A $3 million grant from the Bill and Melinda Gates Foundation is being given to the San Francisco USD and City College of SF today, with the understanding that it will go to programs designed to prepare students for college.
The money will be used for programs like expanding access to preschool, allowing more students to earn college credit at work, and increasing the number of students who take college prep classes. The ultimate goal, officials say, is to boost the number of SF high school grads attending college full time from the 36 percent we have now to 65 percent in 2020.
The money will be disbursed in $1 million increments over the next 3 years.
In a statement, a Gates Foundation spokesperson said “(w)e must not only ensure that young people have access to college, we must ensure that they go on to complete college and earn a degree or certificate with value in the workplace.”
No word yet on how those students will pay for college (student loans, perhaps?) given the skyrocketing tuition at our public universities.
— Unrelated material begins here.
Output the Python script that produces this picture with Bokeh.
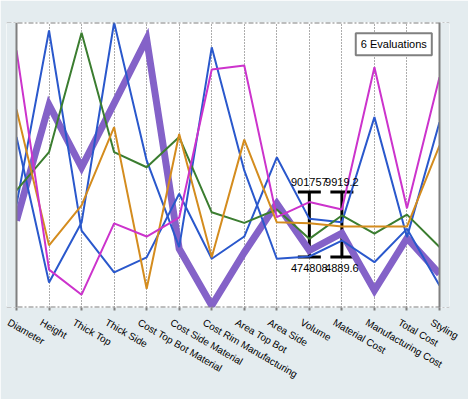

An email to the Gates foundation asking if they have any innovative ideas for that minor sticking point was not returned at publication time. (Not everyone has the skillset, for example, dancing in heels, to strip their way through undergrad.)
But if the Gates foundation is looking for student loan debt burdened adults with degrees or certificates* with ABSOLUTELY NO value in the workplace to assist, sign me the hell up.
Update: Kent Fischer, a VP at gmmb, a PR agency presumably employed by the Gates Foundation, sends us this response their behalf:
There’s lots of info on the Foundation’s website about its efforts to help solve the finance riddle – indeed those efforts are a key part of the foundation’s postsecondary success strategy:
http://www.gatesfoundation.org/united-states/Documents/financial-aid-and-student-loans.pdf
So there you go! Problem solved!
*actually I don’t have a degree, even! But I did complete a major, does that count?